For now, the State Department will furnish its own security, from a corps of guards in the Diplomatic Security Service, for the embassy in Kyiv.
Preliminary planning is under way at the Pentagon and the State Department for possibly dozens of special forces troops who could augment security at the embassy, or could stand by to deploy if needed. In addition to using special forces troops to provide security at the embassy, officials are considering restoring a Marine security guard detachment, like those that normally provide security at embassies around the world. No formal proposals have been sent so far to Defence Secretary Lloyd Austin, Chairman of the Joint Chiefs of Staff Army Gen. Mark Milley or Mr. Biden.
“We are in close touch with our colleagues at the State Department about potential security requirements now that they have resumed operations at the embassy in Kyiv,” said Pentagon press secretary John Kirby in a statement. “But no decisions have been made, and no specific proposals have been debated at senior levels of the department about the return of U.S. military members to Ukraine for that or any other purpose.”
Over time, and depending on how the conflict in the east unfolds, U.S. officials envision a larger presence for the U.S. to administer the tens of billions of dollars of weaponry that have poured into the country in recent months.
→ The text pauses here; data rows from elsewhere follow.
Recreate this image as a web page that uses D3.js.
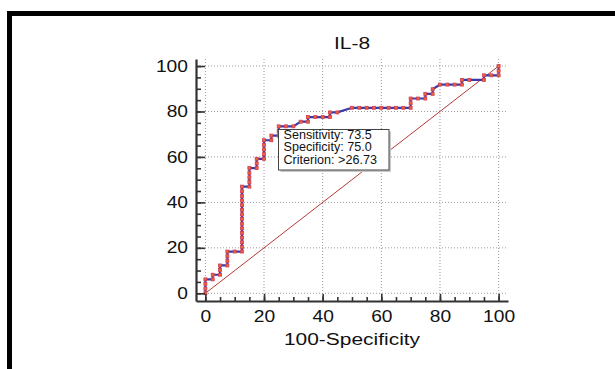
<!DOCTYPE html>
<html>
<head>
<meta charset="utf-8">
<script src="https://cdn.jsdelivr.net/npm/d3@7/dist/d3.min.js"></script>
<style>
  body { margin: 0; background: #fff; }
  text { font-family: "Liberation Sans", Arial, sans-serif; fill: #111; }
</style>
</head>
<body>
<div id="chart"></div>
<script>
// ROC curve points (100-Specificity, Sensitivity)
const fpr = [0, 0, 0, 0, 2.5, 2.5, 5, 5, 5, 7.5, 7.5, 7.5, 7.5, 10, 12.5,
  12.5, 12.5, 12.5, 12.5, 12.5, 12.5, 12.5, 12.5, 12.5, 12.5, 12.5, 12.5, 12.5, 12.5,
  15, 15, 15, 15, 15, 17.5, 17.5, 17.5, 20, 20, 20, 20, 20, 22.5, 22.5, 25, 25, 25,
  27.5, 30, 32.5, 35, 35, 37.5, 40, 42.5, 42.5, 45,
  50, 52.5, 55, 57.5, 60, 62.5, 65, 67.5, 70, 70, 70, 72.5, 75, 75, 77.5, 77.5,
  80, 82.5, 85, 87.5, 87.5, 90, 95, 95, 97.5, 100, 100, 100];
const sens = [0, 2.04, 4.08, 6.12, 6.12, 8.16, 8.16, 10.20, 12.24, 12.24, 14.29, 16.33, 18.37, 18.37, 18.37,
  20.41, 22.45, 24.49, 26.53, 28.57, 30.61, 32.65, 34.69, 36.73, 38.78, 40.82, 42.86, 44.90, 46.94,
  46.94, 48.98, 51.02, 53.06, 55.10, 55.10, 57.14, 59.18, 59.18, 61.22, 63.27, 65.31, 67.35, 67.35, 69.39, 69.39, 71.43, 73.47,
  73.47, 73.47, 75.51, 75.51, 77.55, 77.55, 77.55, 77.55, 79.59, 79.59,
  81.63, 81.63, 81.63, 81.63, 81.63, 81.63, 81.63, 81.63, 81.63, 83.67, 85.71, 85.71, 85.71, 87.76, 87.76, 89.80,
  91.84, 91.84, 91.84, 91.84, 93.88, 93.88, 93.88, 95.92, 95.92, 95.92, 97.96, 100];

const gridTicks = [0, 20, 40, 60, 80, 100];
const minorTicks = d3.range(0, 101, 5);
const title = "IL-8";
const xTitle = "100-Specificity";
const boxLines = ["Sensitivity: 73.5", "Specificity: 75.0", "Criterion: >26.73"];

const width = 615, height = 369;
const svg = d3.select("#chart").append("svg")
  .attr("width", width).attr("height", height);
svg.append("rect").attr("width", width).attr("height", height).attr("fill", "#fff");

// frame lines (top + left)
svg.append("path")
  .attr("d", "M9.5,369V13.5H615")
  .attr("fill", "none").attr("stroke", "#000").attr("stroke-width", 5);

const pLeft = 196, pRight = 508, pTop = 59, pBottom = 301;
const x = d3.scaleLinear().domain([-3.2, 103.2]).range([pLeft, pRight]);
const y = d3.scaleLinear().domain([-3.4, 103.1]).range([pBottom, pTop]);

// grid
const grid = svg.append("g").attr("stroke", "#9a9a9a").attr("stroke-dasharray", "1,2");
grid.selectAll(".gx").data(gridTicks).join("line")
  .attr("x1", d => x(d)).attr("x2", d => x(d))
  .attr("y1", pTop).attr("y2", pBottom);
grid.selectAll(".gy").data(gridTicks).join("line")
  .attr("y1", d => y(d)).attr("y2", d => y(d))
  .attr("x1", pLeft).attr("x2", pRight);

// reference diagonal
svg.append("line")
  .attr("x1", x(0)).attr("y1", y(0)).attr("x2", x(100)).attr("y2", y(100))
  .attr("stroke", "#b02020").attr("stroke-width", 0.9);

const pts = fpr.map((v, i) => [v, sens[i]]);

svg.append("path")
  .datum(pts)
  .attr("d", d3.line().x(d => x(d[0])).y(d => y(d[1])))
  .attr("fill", "none").attr("stroke", "#3a3aaa").attr("stroke-width", 2.2);

svg.selectAll(".pt").data(pts).join("rect")
  .attr("x", d => x(d[0]) - 1.5).attr("y", d => y(d[1]) - 1.5)
  .attr("width", 3).attr("height", 3)
  .attr("fill", "#f0642e").attr("stroke", "#d0405a").attr("stroke-width", 0.8);

// criterion box
const bx = 278.5, by = 129.5, bw = 110.5, bh = 40.5;
svg.append("rect").attr("x", bx + 2).attr("y", by + 2).attr("width", bw).attr("height", bh)
  .attr("fill", "#c8c8c8");
svg.append("rect").attr("x", bx).attr("y", by).attr("width", bw).attr("height", bh)
  .attr("fill", "#fff").attr("stroke", "#444").attr("stroke-width", 1);
svg.selectAll(".bt").data(boxLines).join("text")
  .attr("transform", (d, i) => `translate(${bx + 5},${138.8 + i * 12.4}) scale(1.05,1)`)
  .style("font-size", "12px").text(d => d);

// axes
const axisColor = "#333";
const xMinor = svg.append("g").attr("transform", `translate(0,${pBottom})`)
  .call(d3.axisBottom(x).tickValues(minorTicks).tickSize(-4).tickFormat(""));
const xMajor = svg.append("g").attr("transform", `translate(0,${pBottom})`)
  .call(d3.axisBottom(x).tickValues(gridTicks).tickSizeInner(-7).tickSizeOuter(0).tickPadding(9.7));
const yMinor = svg.append("g").attr("transform", `translate(${pLeft},0)`)
  .call(d3.axisLeft(y).tickValues(minorTicks).tickSize(-5).tickFormat(""));
const yMajor = svg.append("g").attr("transform", `translate(${pLeft},0)`)
  .call(d3.axisLeft(y).tickValues(gridTicks).tickSizeInner(-9).tickSizeOuter(0).tickPadding(6.7));

[xMinor, yMinor].forEach(g => g.select(".domain").remove());
[xMinor, xMajor, yMinor, yMajor].forEach(g => {
  g.selectAll("line").attr("stroke", axisColor).attr("stroke-width", 1.6);
  g.select(".domain").attr("stroke", axisColor).attr("stroke-width", 2.2);
});
[xMajor, yMajor].forEach(g => {
  g.selectAll("text")
    .attr("transform", "scale(1.2,1)")
    .style("font-size", "16px").style("font-family", '"Liberation Sans", Arial, sans-serif')
    .attr("fill", "#111");
});

// titles
svg.append("text").attr("transform", "translate(352,49) scale(1.27,1)")
  .attr("text-anchor", "middle").style("font-size", "16.5px").text(title);
svg.append("text").attr("transform", "translate(352,345) scale(1.27,1)")
  .attr("text-anchor", "middle").style("font-size", "16.5px").text(xTitle);
</script>
</body>
</html>
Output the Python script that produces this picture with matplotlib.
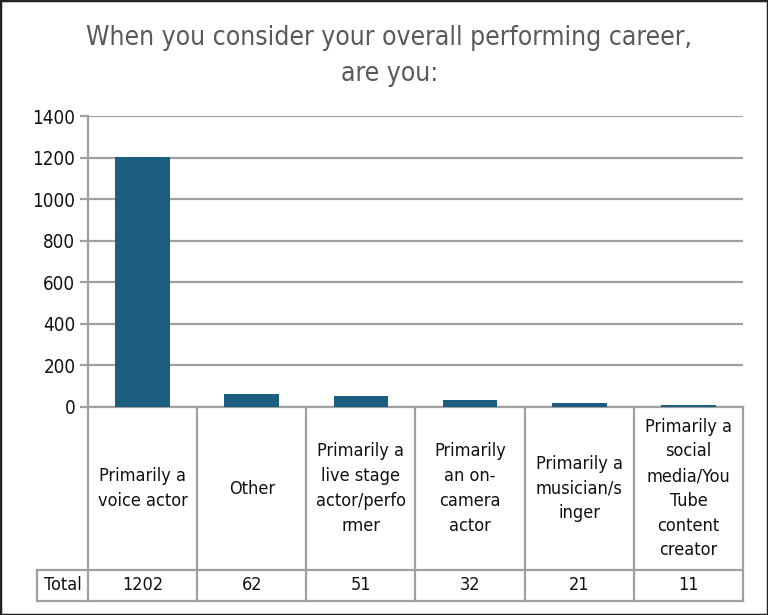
import matplotlib.pyplot as plt
from matplotlib.patches import Rectangle

categories = ["Primarily a\nvoice actor", "Other", "Primarily a\nlive stage\nactor/perfo\nrmer",
              "Primarily\nan on-\ncamera\nactor", "Primarily a\nmusician/s\ninger",
              "Primarily a\nsocial\nmedia/You\nTube\ncontent\ncreator"]
totals = [1202, 62, 51, 32, 21, 11]
row_label = "Total"
title = "When you consider your overall performing career,\nare you:"

plt.rcParams['font.family'] = ['DejaVu Sans']
plt.rcParams['font.stretch'] = 'condensed'
W, H = 768, 615
fig = plt.figure(figsize=(W / 100, H / 100), dpi=100)
fig.patches.append(Rectangle((0, 0), 1, 1, transform=fig.transFigure, fill=False,
                             edgecolor='#222222', linewidth=2.5))

left, right, top, bottom = 88, 743, 116, 407
ax = fig.add_axes([left / W, 1 - bottom / H, (right - left) / W, (bottom - top) / H])
x = range(len(categories))
ax.bar(x, totals, width=0.5, color='#1b5e80', zorder=3)
ax.set_xlim(-0.5, len(categories) - 0.5)
ax.set_ylim(0, 1400)
ax.set_yticks(range(0, 1401, 200))
ax.yaxis.grid(True, color='#a0a0a0', linewidth=1.6)
ax.set_axisbelow(True)
for s in ['top', 'right', 'bottom']:
    ax.spines[s].set_visible(False)
ax.spines['left'].set_color('#a0a0a0')
ax.spines['left'].set_linewidth(1.6)
ax.tick_params(axis='y', length=6, width=1.6, color='#a0a0a0', labelsize=13.5, labelcolor='#111111', pad=3)
ax.set_xticks([])

gray = '#a0a0a0'
ph = bottom - top
head_b = -(570 - bottom) / ph
tab_b = -(601 - bottom) / ph
lab_l = -0.5 - (left - 37) / ((right - left) / len(categories))
tr = ax.get_xaxis_transform()
n = len(categories)
# table lines
ax.plot([-0.5, n - 0.5], [0, 0], color=gray, lw=1.6, transform=tr, clip_on=False)
ax.plot([lab_l, n - 0.5], [head_b, head_b], color=gray, lw=1.6, transform=tr, clip_on=False)
ax.plot([lab_l, n - 0.5], [tab_b, tab_b], color=gray, lw=1.6, transform=tr, clip_on=False)
ax.plot([lab_l, lab_l], [head_b, tab_b], color=gray, lw=1.6, transform=tr, clip_on=False)
for i in range(n + 1):
    ax.plot([i - 0.5, i - 0.5], [0, tab_b], color=gray, lw=1.6, transform=tr, clip_on=False)
for i, (c, v) in enumerate(zip(categories, totals)):
    ax.text(i, head_b / 2, c, transform=tr, ha='center', va='center', fontsize=13,
            color='#111111', linespacing=1.48)
    ax.text(i, (head_b + tab_b) / 2, str(v), transform=tr, ha='center', va='center',
            fontsize=13, color='#111111')
ax.text((lab_l - 0.5) / 2, (head_b + tab_b) / 2, row_label, transform=tr, ha='center',
        va='center', fontsize=13, color='#111111')

fig.text(0.507, 1 - 56 / H, title, ha='center', va='center', fontsize=19, color='#595959',
         linespacing=1.5)

fig.savefig('out.png', dpi=100)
And some U.S. military officials would like to return to Ukraine the special forces and other troops that were conducting train-and-advise operations for the Ukrainian military.
The embassy in Kyiv was all but shut by the time Russia invaded Ukraine Feb. 24, its diplomatic staff largely relocated 340 miles west to Poland, with a small group making short trips to a makeshift diplomatic post in Lviv, just inside the Ukraine border.